Hey, you there with the fleurs in your cheveuxes, the snowbanks here in Snowstorm City are indeed on the melt.
And new-in-town birds are making their spring song&dance in bushes, trees and marshes everywhere, the afernoon sex not being limited to afternoons, if my eyes don'deceive me.
As for waiters, yesterday the boyfriend and I went to a small west side bar where Ukrainian and Polish food specials are served and the guy who served us our simple meal of pirogis and borscht would not let us sit at any table that had not yet been cleared from the last customer (he being the only waiter on duty in the mostly empty place).
That left two choices, and as tried to entice me to order out-of-season strawberry sundae for dessert but I demurred, thinking that it being Lent, and this being a Polish place, it hadn't oughta be on the menu in the first place, n'est-ce pas?
Next time I will try Paris.
FA
Ah jo(e), you're killing me with these pictures and descriptions. I think I dined at the cafe below. And pastries, and the wine. I still have firm ambitions to live here some day. If only for a few months or a year. Thanks for the reminder of how necessary it is to go back.
I second 'cieux autres', "you are killing me with these pictures". One day our turn will come. I love that you are enjoying it so much.
Oh, I'm drooling with desire to be right there, in that fabulous city! Today it's pouring rain and your pictures and words are transformative!
Quite honestly, I am one of those rare people that has never had the real desire to travel to Europe. Your posts & pictures are changing my mind!
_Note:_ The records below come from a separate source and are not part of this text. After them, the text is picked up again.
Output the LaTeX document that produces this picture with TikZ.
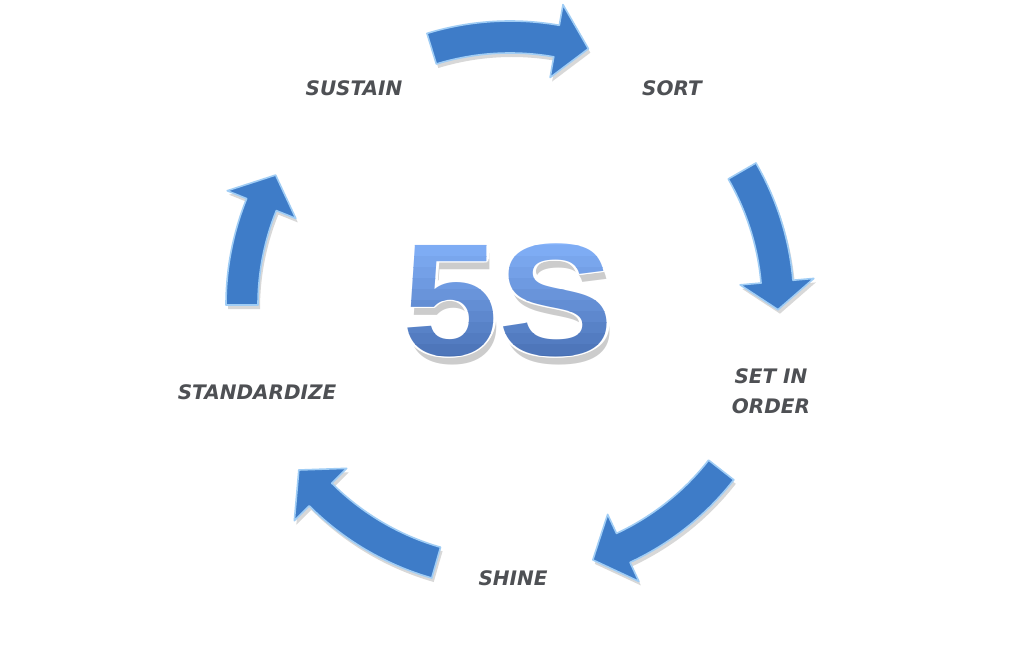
\documentclass[tikz,border=0pt]{standalone}
\usepackage{fontspec}
\usepackage{contour}
\usetikzlibrary{shadows}
\setmainfont{DejaVu Sans}
\newfontfamily\labelfont{DejaVu Sans}
\newfontfamily\bigfont[FakeStretch=1.08]{Liberation Sans}
\definecolor{arrowblue}{RGB}{62,124,200}
\definecolor{arrowedge}{RGB}{160,205,245}
\definecolor{labelgray}{RGB}{78,80,84}
\definecolor{topblue}{RGB}{132,178,250}
\definecolor{botblue}{RGB}{72,112,180}
\contourlength{3pt}
\contournumber{12}
\newcommand{\cyclearrow}[3]{%
  \path[arrowstyle] (#1:284pt) arc[start angle=#1,end angle=#2,radius=284pt]
    -- (#2:305pt) -- (#3:268pt) -- (#2:231pt) -- (#2:252pt)
    arc[start angle=#2,end angle=#1,radius=252pt] -- cycle;}
\newcommand{\bigtext}{\bigfont\bfseries\fontsize{160}{160}\selectfont}
\begin{document}
\begin{tikzpicture}[x=1pt,y=1pt,
  arrowstyle/.style={fill=arrowblue, draw=arrowedge, line width=1.6pt, line join=round,
    drop shadow={opacity=0.25, shadow xshift=2pt, shadow yshift=-4pt, fill=black!60}},
  steplabel/.style={font=\labelfont\bfseries\itshape\fontsize{20}{30}\selectfont,
    text=labelgray, inner sep=0pt, align=center},
  bigfive/.style={inner sep=0pt}]
\useasboundingbox (0,-660) rectangle (1024,0);
\fill[white] (0,-660) rectangle (1024,0);
\begin{scope}[shift={(510,-305)}]
  \cyclearrow{107}{80}{73}
  \cyclearrow{30}{5}{-1}
  \cyclearrow{-38}{-65}{-72}
  \cyclearrow{-106}{-135}{-142}
  \cyclearrow{180}{158}{151}
\end{scope}
% labels
\node[steplabel] (sustain) at (354,-88) {SUSTAIN};
\node[steplabel] (sort) at (672,-88) {SORT};
\node[steplabel] (setinorder) at (771,-391) {SET IN\\ORDER};
\node[steplabel] (shine) at (513,-578) {SHINE};
\node[steplabel] (standardize) at (257,-392) {STANDARDIZE};
% 5S: shadow, white outline, banded gradient
\node[bigfive, text=black, opacity=0.2] (fivesshadow) at (511,-308) {\bigtext 5S};
\node[bigfive, text=white] (fives) at (508,-300) {\bigtext\contour{white}{5S}};
\foreach \i in {0,...,11}{
  \pgfmathsetmacro{\mixval}{100-100*\i/11}
  \begin{scope}
    \clip (360,{-234-11*\i}) rectangle (660,{-234-11*(\i+1)-0.3});
    \node[bigfive, text=topblue!\mixval!botblue] (fivesband\i) at (508,-300) {\bigtext 5S};
  \end{scope}
}
\end{tikzpicture}
\end{document}
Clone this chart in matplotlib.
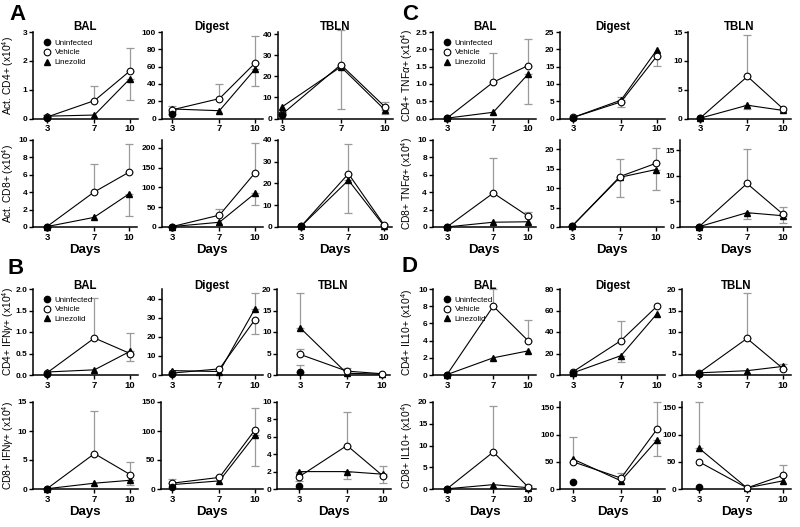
import matplotlib
matplotlib.use("Agg")
import matplotlib.pyplot as plt
from matplotlib.lines import Line2D
import numpy as np

plt.rcParams['font.family'] = ['Liberation Sans', 'DejaVu Sans']
plt.rcParams['mathtext.fontset'] = 'custom'
plt.rcParams['mathtext.rm'] = 'Liberation Sans'
plt.rcParams['mathtext.it'] = 'Liberation Sans:italic'
plt.rcParams['mathtext.bf'] = 'Liberation Sans:bold'

# ---------------- data ----------------
days = [3, 7, 10]
tissues = ["BAL", "Digest", "TBLN"]
legend_labels = ["Uninfected", "Vehicle", "Linezolid"]

# Each row: per tissue (BAL, Digest, TBLN). Uninfected only at day 3.
# *_end = value at the end of the error bar (above or below the mean)

# Panel A, top: Act. CD4+
A1_uninf = [0.03, 5, 1.5]
A1_uninf_end = [0.12, 8, 3]
A1_veh = [[0.05, 0.62, 1.65], [10, 23, 64], [2, 25.5, 5.5]]
A1_veh_end = [[0.12, 1.12, 2.45], [14, 40, 95], [3, 42, 8]]
A1_lin = [[0.08, 0.12, 1.38], [11, 9, 57], [5.5, 24.5, 4]]
A1_lin_end = [[0.08, 0.12, 0.63], [11, 9, 37], [5.5, 4.5, 2]]

# Panel A, bottom: Act. CD8+
A2_uninf = [0.05, 0.5, 0.3]
A2_uninf_end = [0.05, 0.5, 0.3]
A2_veh = [[0.05, 4.0, 6.3], [1, 30, 137], [0.3, 24.5, 1.0]]
A2_veh_end = [[0.05, 7.2, 9.5], [1, 46, 213], [0.3, 38, 1.5]]
A2_lin = [[0.05, 1.1, 3.8], [1, 12, 85], [0.3, 21.5, 0.5]]
A2_lin_end = [[0.05, 1.1, 1.3], [1, 12, 56], [0.3, 6.5, 0.5]]

# Panel B, top: CD4+ IFNg+
B1_uninf = [0.03, 0.5, 0.8]
B1_uninf_end = [0.03, 0.5, 2.4]
B1_veh = [[0.05, 0.86, 0.5], [1, 3.2, 29], [4.8, 0.9, 0.3]]
B1_veh_end = [[0.05, 1.78, 0.32], [1, 3.2, 21.5], [6, 1.7, 0.3]]
B1_lin = [[0.07, 0.12, 0.55], [2.3, 1.8, 34.7], [11, 0.4, 0.2]]
B1_lin_end = [[0.07, 0.12, 0.98], [2.3, 1.8, 43], [19, 0.4, 0.2]]

# Panel B, bottom: CD8+ IFNg+
B2_uninf = [0.05, 4, 0.3]
B2_uninf_end = [0.05, 4, 0.3]
B2_veh = [[0.05, 6.1, 2.5], [10, 20, 102], [1.4, 5.0, 1.5]]
B2_veh_end = [[0.05, 13.5, 4.7], [17, 22, 140], [1.4, 8.8, 2.6]]
B2_lin = [[0.05, 1.0, 1.5], [7.5, 14, 93], [2.0, 2.0, 1.7]]
B2_lin_end = [[0.05, 1.0, 0.7], [7.5, 14, 40], [0.95, 1.1, 0.7]]

# Panel C, top: CD4+ TNFa+
C1_uninf = [0.01, 0.2, 0.05]
C1_uninf_end = [0.01, 0.2, 0.05]
C1_veh = [[0.01, 1.05, 1.53], [0.3, 4.8, 18.1], [0.05, 7.3, 1.7]]
C1_veh_end = [[0.01, 1.88, 2.3], [0.3, 3.4, 15.3], [0.05, 14.5, 1.7]]
C1_lin = [[0.01, 0.18, 1.28], [0.3, 5.3, 19.9], [0.05, 2.3, 1.4]]
C1_lin_end = [[0.01, 0.18, 0.43], [0.3, 6.1, 19.9], [0.05, 1.6, 1.4]]

# Panel C, bottom: CD8+ TNFa+
C2_uninf = [0.01, 0.2, 0.05]
C2_uninf_end = [0.01, 0.2, 0.05]
C2_veh = [[0.01, 3.9, 1.25], [0.2, 13, 16.4], [0.05, 8.5, 2.5]]
C2_veh_end = [[0.01, 7.9, 1.7], [0.2, 17.4, 20.3], [0.05, 15.3, 4.0]]
C2_lin = [[0.01, 0.55, 0.6], [0.2, 12.8, 14.8], [0.05, 2.8, 2.2]]
C2_lin_end = [[0.01, 0.55, 0.6], [0.2, 7.8, 9.4], [0.05, 1.5, 0.7]]

# Panel D, top: CD4+ IL10+
D1_uninf = [0.05, 2, 0.3]
D1_uninf_end = [0.05, 2, 0.3]
D1_veh = [[0.05, 8.0, 4.0], [3, 32, 64], [0.5, 8.5, 1.5]]
D1_veh_end = [[0.05, 10, 6.4], [3, 50, 64], [0.5, 19, 2.5]]
D1_lin = [[0.05, 2.0, 2.8], [2, 18, 57], [0.5, 1.0, 2.0]]
D1_lin_end = [[0.05, 2.0, 2.8], [2, 12, 57], [0.5, 1.0, 2.0]]

# Panel D, bottom: CD8+ IL10+
D2_uninf = [0.05, 12, 3]
D2_uninf_end = [0.05, 12, 3]
D2_veh = [[0.05, 8.5, 0.5], [50, 20, 110], [50, 2, 25]]
D2_veh_end = [[0.05, 19, 1.0], [95, 30, 160], [50, 2, 45]]
D2_lin = [[0.05, 1.0, 0.3], [55, 15, 90], [75, 2, 15]]
D2_lin_end = [[0.05, 1.0, 0.3], [55, 15, 60], [160, 2, 15]]

ylabels = {
    "A1": "Act. CD4+ (x10$^4$)", "A2": "Act. CD8+ (x10$^4$)",
    "B1": "CD4+ IFN$\\gamma$+ (x10$^4$)", "B2": "CD8+ IFN$\\gamma$+ (x10$^4$)",
    "C1": "CD4+ TNF$\\alpha$+ (x10$^4$)", "C2": "CD8+ TNF$\\alpha$+ (x10$^4$)",
    "D1": "CD4+ IL10+ (x10$^4$)", "D2": "CD8+ IL10+ (x10$^4$)",
}
ymaxes = {
    "A1": [3, 100, 41], "A2": [10, 220, 40],
    "B1": [2.0, 45, 20], "B2": [15, 150, 10],
    "C1": [2.5, 25, 15], "C2": [10, 22.4, 17],
    "D1": [10, 80, 20], "D2": [20, 160, 160],
}
ysteps = {
    "A1": [1, 20, 10], "A2": [2, 50, 10],
    "B1": [0.5, 10, 5], "B2": [5, 50, 2],
    "C1": [0.5, 5, 5], "C2": [2, 5, 5],
    "D1": [2, 20, 5], "D2": [5, 50, 50],
}

rows = {
    "A1": (A1_uninf, A1_uninf_end, A1_veh, A1_veh_end, A1_lin, A1_lin_end),
    "A2": (A2_uninf, A2_uninf_end, A2_veh, A2_veh_end, A2_lin, A2_lin_end),
    "B1": (B1_uninf, B1_uninf_end, B1_veh, B1_veh_end, B1_lin, B1_lin_end),
    "B2": (B2_uninf, B2_uninf_end, B2_veh, B2_veh_end, B2_lin, B2_lin_end),
    "C1": (C1_uninf, C1_uninf_end, C1_veh, C1_veh_end, C1_lin, C1_lin_end),
    "C2": (C2_uninf, C2_uninf_end, C2_veh, C2_veh_end, C2_lin, C2_lin_end),
    "D1": (D1_uninf, D1_uninf_end, D1_veh, D1_veh_end, D1_lin, D1_lin_end),
    "D2": (D2_uninf, D2_uninf_end, D2_veh, D2_veh_end, D2_lin, D2_lin_end),
}

# ---------------- layout (pixels) ----------------
W, H = 800, 527
row_y = {"A1": (118.5, 32), "A2": (227, 140), "B1": (375, 289), "B2": (489, 402),
         "C1": (118.5, 32), "C2": (227, 140), "D1": (375, 289), "D2": (489, 402)}
col_x = {
    "A1": [(33, 47, 130), (161.5, 172, 255), (277.5, 282, 385)],
    "A2": [(33, 47, 129), (161.5, 172, 255), (277.5, 301, 384)],
    "B1": [(33, 47, 130), (161.5, 172, 255), (277, 300, 382)],
    "B2": [(32.5, 47, 130), (161, 172, 255), (277, 299, 383)],
    "C1": [(433, 447, 528), (560, 573, 657), (688, 700, 783)],
    "C2": [(432.5, 447, 528), (560, 572, 656), (680, 699, 783)],
    "D1": [(433, 447, 528), (560, 573, 657), (682, 699, 783)],
    "D2": [(433, 447, 528), (560, 573, 657), (682, 699, 783)],
}

fig = plt.figure(figsize=(8.0, 5.27), dpi=100)

def fx(px):
    return px / W

def fy(py):
    return 1 - py / H

ERR_C = "#9a9a9a"

def draw_err(ax, x, val, end):
    d = end - val
    if abs(d) < 1e-9:
        return
    lo, up = (0, d) if d > 0 else (-d, 0)
    ax.errorbar([x], [val], yerr=[[lo], [up]], fmt='none', ecolor=ERR_C,
                elinewidth=0.9, capsize=3, capthick=0.9, zorder=2, clip_on=False)

for key, data in rows.items():
    uninf, uninf_end, veh, veh_end, lin, lin_end = data
    zero, top = row_y[key]
    for j in range(3):
        spine, x3, x10 = col_x[key][j]
        right = x10 + 8
        ax = fig.add_axes([fx(spine), fy(zero), fx(right - spine), (zero - top) / H])
        ppd = (x10 - x3) / 7.0
        ax.set_xlim(3 - (x3 - spine) / ppd, 10 + (right - x10) / ppd)
        ymax = ymaxes[key][j]
        ax.set_ylim(0, ymax)
        step = ysteps[key][j]
        ticks = np.arange(0, ymax + 1e-9, step)
        ax.set_yticks(ticks)
        if step < 1:
            ax.set_yticklabels([f"{t:.1f}" for t in ticks])
        else:
            ax.set_yticklabels([f"{t:g}" for t in ticks])
        ax.set_xticks(days)
        ax.set_xticklabels([str(d) for d in days])
        for s in ("top", "right"):
            ax.spines[s].set_visible(False)
        for s in ("left", "bottom"):
            ax.spines[s].set_linewidth(1.1)
        ax.tick_params(direction='out', length=3, width=1.0, pad=1.0)
        for lab in ax.get_yticklabels():
            lab.set_fontsize(6.0)
            lab.set_fontweight('bold')
        for lab in ax.get_xticklabels():
            lab.set_fontsize(6.8)
            lab.set_fontweight('bold')
        ax.patch.set_alpha(0)

        for i, d in enumerate(days):
            draw_err(ax, d, veh[j][i], veh_end[j][i])
            draw_err(ax, d, lin[j][i], lin_end[j][i])
        draw_err(ax, 3, uninf[j], uninf_end[j])

        ax.plot(days, lin[j], color='black', lw=0.8, marker='^', ms=4.8,
                mfc='black', mec='black', zorder=4, clip_on=False)
        ax.plot(days, veh[j], color='black', lw=0.8, marker='o', ms=4.8,
                mfc='white', mec='black', mew=0.8, zorder=5, clip_on=False)
        ax.plot([3], [uninf[j]], linestyle='none', marker='o', ms=4.5,
                mfc='black', mec='black', zorder=6, clip_on=False)

        if key.endswith("1"):
            ty = top - 5 if key[0] in "AC" else top - 3
            fig.text(fx((spine + right) / 2), fy(ty), tissues[j], ha='center',
                     va='center', fontsize=8.3, fontweight='bold')
            if j == 0:
                handles = [
                    Line2D([], [], ls='none', marker='o', ms=4.5, mfc='black', mec='black'),
                    Line2D([], [], ls='none', marker='o', ms=4.8, mfc='white', mec='black', mew=0.8),
                    Line2D([], [], ls='none', marker='^', ms=4.8, mfc='black', mec='black'),
                ]
                ax.legend(handles, legend_labels, loc='upper left',
                          bbox_to_anchor=(0.10, 0.92), frameon=False,
                          fontsize=5.8, handlelength=0.8, handletextpad=0.6,
                          labelspacing=0.28, borderaxespad=0, borderpad=0)
        else:
            fig.text(fx((spine + right) / 2), fy(zero + 23), "Days", ha='center',
                     va='center', fontsize=9.5, fontweight='bold')

    lx = 8 if key[0] in "AB" else 407
    fig.text(fx(lx), fy((zero + top) / 2), ylabels[key], rotation=90,
             ha='center', va='center', fontsize=7.4)

for letter, (px, py) in {"A": (17, 15), "B": (16, 269), "C": (410, 15), "D": (410, 267)}.items():
    fig.text(fx(px), fy(py), letter, ha='center', va='center', fontsize=16, fontweight='bold')

fig.savefig("out.png", dpi=100)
I am having such a fabulous time in Paris.
Oh, wait, that's you doing that.
It's been too long since I was in City Where Grandma Blue and I Last Vacationed Together 25 Years Ago.
You make me want to go back.
Oh my gosh, you make me want to go there so bad! I was there once, like 7 years ago... ah.
Your pictures are beautiful and your prose, as well. It's almost (but not quite) as if I am on vacation myself. :)
Deep sigh.
jo(e), I am curious: do you have a Ph.D.? If this is the type of life one might expect after one earns it, then I might just finish . . .
Anonymous: No, I don't have a Ph.D. I never planned to be an academic. But somehow, I ended up with an academic job.
jo(e) - There is hope for me, then! Thanks for responding. I love your blog. Anon.